**Job**
Exclude the pictures, then repeat the remaining data exactly.

**Available data**

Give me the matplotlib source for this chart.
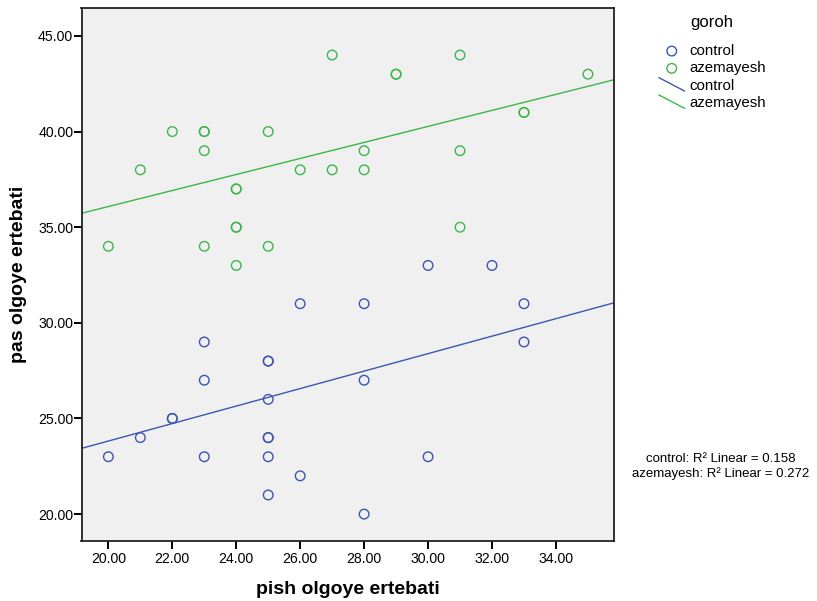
import numpy as np
import matplotlib
matplotlib.use("Agg")
import matplotlib.pyplot as plt
from matplotlib.lines import Line2D
from matplotlib.legend_handler import HandlerBase

plt.rcParams['font.family'] = ['Liberation Sans', 'DejaVu Sans']

# control group
ctrl_x = [30, 32, 26, 28, 33, 23, 33, 25, 25, 23, 28, 25, 22, 22, 21, 25, 25, 20, 23, 25, 30, 26, 25, 28]
ctrl_y = [33, 33, 31, 31, 31, 29, 29, 28, 28, 27, 27, 26, 25, 25, 24, 24, 24, 23, 23, 23, 23, 22, 21, 20]

# azemayesh group
az_x = [27, 31, 29, 29, 35, 33, 33, 22, 23, 23, 25, 23, 28, 31, 21, 26, 27, 28, 24, 24, 24, 24, 31, 20, 23, 25, 24]
az_y = [44, 44, 43, 43, 43, 41, 41, 40, 40, 40, 40, 39, 39, 39, 38, 38, 38, 38, 37, 37, 35, 35, 35, 34, 34, 34, 33]

groups = ["control", "azemayesh"]
colors = ["#3f56b0", "#3fb64a"]

# linear fit lines as shown on the chart (intercept, slope) and their R²
fit_intercept = [14.68, 27.70]
fit_slope = [0.457, 0.419]
r2_linear = [0.158, 0.272]

xticks = [20, 22, 24, 26, 28, 30, 32, 34]
yticks = [20, 25, 30, 35, 40, 45]
xlim = (19.16, 35.8)
ylim = (18.62, 46.46)


class DiagHandler(HandlerBase):
    def create_artists(self, legend, orig, xd, yd, w, h, fontsize, trans):
        ln = Line2D([-xd, -xd + w], [-yd + h + 1, -yd - 1], color=orig.get_color(), lw=1)
        ln.set_transform(trans)
        return [ln]


fig = plt.figure(figsize=(8.17, 6.01), dpi=100)
ax = fig.add_axes([81.5 / 817, 60.5 / 601, 532 / 817, 532.5 / 601])
ax.set_facecolor("#f0f0f0")

pts = []
fits = []
xs = np.array(xlim)
for gx, gy, c, name, b, m in zip([ctrl_x, az_x], [ctrl_y, az_y], colors, groups, fit_intercept, fit_slope):
    p = ax.scatter(gx, gy, s=48, facecolors="none", edgecolors=c, linewidths=1.0, zorder=3, label=name)
    pts.append(p)
    l, = ax.plot(xs, b + m * xs, color=c, lw=1, zorder=2, label=name)
    fits.append(l)

ax.set_xlim(*xlim)
ax.set_ylim(*ylim)
ax.set_xticks(xticks)
ax.set_yticks(yticks)
ax.set_xticklabels(["%.2f" % v for v in xticks], fontsize=10.2)
ax.set_yticklabels(["%.2f" % v for v in yticks], fontsize=10.2)
ax.tick_params(axis="x", direction="out", length=6, width=1.4, color="black", pad=2)
ax.tick_params(axis="y", direction="out", length=6, width=1.4, color="black", pad=0)
for s in ax.spines.values():
    s.set_linewidth(1.3)
    s.set_color("#222222")

ax.set_xlabel("pish olgoye ertebati", fontsize=14, fontweight="bold", labelpad=11)
ax.set_ylabel("pas olgoye ertebati", fontsize=14, fontweight="bold", labelpad=8)

fig.text(690 / 817, 1 - 23 / 601, "goroh", fontsize=12, ha="left", va="center")
leg = fig.legend(pts + fits, groups + groups, loc="upper left",
                 bbox_to_anchor=(659 / 817, 1 - 44 / 601), frameon=False,
                 fontsize=10.8, handlelength=1.7, handletextpad=0.3,
                 labelspacing=0.22, borderaxespad=0, borderpad=0,
                 handler_map={fits[0]: DiagHandler(), fits[1]: DiagHandler()})

fig.text(721 / 817, 1 - 459 / 601, "control: R² Linear = %.3f" % r2_linear[0],
         ha="center", va="center", fontsize=9.5)
fig.text(721 / 817, 1 - 474 / 601, "azemayesh: R² Linear = %.3f" % r2_linear[1],
         ha="center", va="center", fontsize=9.5)

fig.savefig("out.png", dpi=100)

**Reply to the task**
Give me the matplotlib source for this chart.
import numpy as np
import matplotlib
matplotlib.use("Agg")
import matplotlib.pyplot as plt
from matplotlib.lines import Line2D
from matplotlib.legend_handler import HandlerBase

plt.rcParams['font.family'] = ['Liberation Sans', 'DejaVu Sans']

# control group
ctrl_x = [30, 32, 26, 28, 33, 23, 33, 25, 25, 23, 28, 25, 22, 22, 21, 25, 25, 20, 23, 25, 30, 26, 25, 28]
ctrl_y = [33, 33, 31, 31, 31, 29, 29, 28, 28, 27, 27, 26, 25, 25, 24, 24, 24, 23, 23, 23, 23, 22, 21, 20]

# azemayesh group
az_x = [27, 31, 29, 29, 35, 33, 33, 22, 23, 23, 25, 23, 28, 31, 21, 26, 27, 28, 24, 24, 24, 24, 31, 20, 23, 25, 24]
az_y = [44, 44, 43, 43, 43, 41, 41, 40, 40, 40, 40, 39, 39, 39, 38, 38, 38, 38, 37, 37, 35, 35, 35, 34, 34, 34, 33]

groups = ["control", "azemayesh"]
colors = ["#3f56b0", "#3fb64a"]

# linear fit lines as shown on the chart (intercept, slope) and their R²
fit_intercept = [14.68, 27.70]
fit_slope = [0.457, 0.419]
r2_linear = [0.158, 0.272]

xticks = [20, 22, 24, 26, 28, 30, 32, 34]
yticks = [20, 25, 30, 35, 40, 45]
xlim = (19.16, 35.8)
ylim = (18.62, 46.46)


class DiagHandler(HandlerBase):
    def create_artists(self, legend, orig, xd, yd, w, h, fontsize, trans):
        ln = Line2D([-xd, -xd + w], [-yd + h + 1, -yd - 1], color=orig.get_color(), lw=1)
        ln.set_transform(trans)
        return [ln]


fig = plt.figure(figsize=(8.17, 6.01), dpi=100)
ax = fig.add_axes([81.5 / 817, 60.5 / 601, 532 / 817, 532.5 / 601])
ax.set_facecolor("#f0f0f0")

pts = []
fits = []
xs = np.array(xlim)
for gx, gy, c, name, b, m in zip([ctrl_x, az_x], [ctrl_y, az_y], colors, groups, fit_intercept, fit_slope):
    p = ax.scatter(gx, gy, s=48, facecolors="none", edgecolors=c, linewidths=1.0, zorder=3, label=name)
    pts.append(p)
    l, = ax.plot(xs, b + m * xs, color=c, lw=1, zorder=2, label=name)
    fits.append(l)

ax.set_xlim(*xlim)
ax.set_ylim(*ylim)
ax.set_xticks(xticks)
ax.set_yticks(yticks)
ax.set_xticklabels(["%.2f" % v for v in xticks], fontsize=10.2)
ax.set_yticklabels(["%.2f" % v for v in yticks], fontsize=10.2)
ax.tick_params(axis="x", direction="out", length=6, width=1.4, color="black", pad=2)
ax.tick_params(axis="y", direction="out", length=6, width=1.4, color="black", pad=0)
for s in ax.spines.values():
    s.set_linewidth(1.3)
    s.set_color("#222222")

ax.set_xlabel("pish olgoye ertebati", fontsize=14, fontweight="bold", labelpad=11)
ax.set_ylabel("pas olgoye ertebati", fontsize=14, fontweight="bold", labelpad=8)

fig.text(690 / 817, 1 - 23 / 601, "goroh", fontsize=12, ha="left", va="center")
leg = fig.legend(pts + fits, groups + groups, loc="upper left",
                 bbox_to_anchor=(659 / 817, 1 - 44 / 601), frameon=False,
                 fontsize=10.8, handlelength=1.7, handletextpad=0.3,
                 labelspacing=0.22, borderaxespad=0, borderpad=0,
                 handler_map={fits[0]: DiagHandler(), fits[1]: DiagHandler()})

fig.text(721 / 817, 1 - 459 / 601, "control: R² Linear = %.3f" % r2_linear[0],
         ha="center", va="center", fontsize=9.5)
fig.text(721 / 817, 1 - 474 / 601, "azemayesh: R² Linear = %.3f" % r2_linear[1],
         ha="center", va="center", fontsize=9.5)

fig.savefig("out.png", dpi=100)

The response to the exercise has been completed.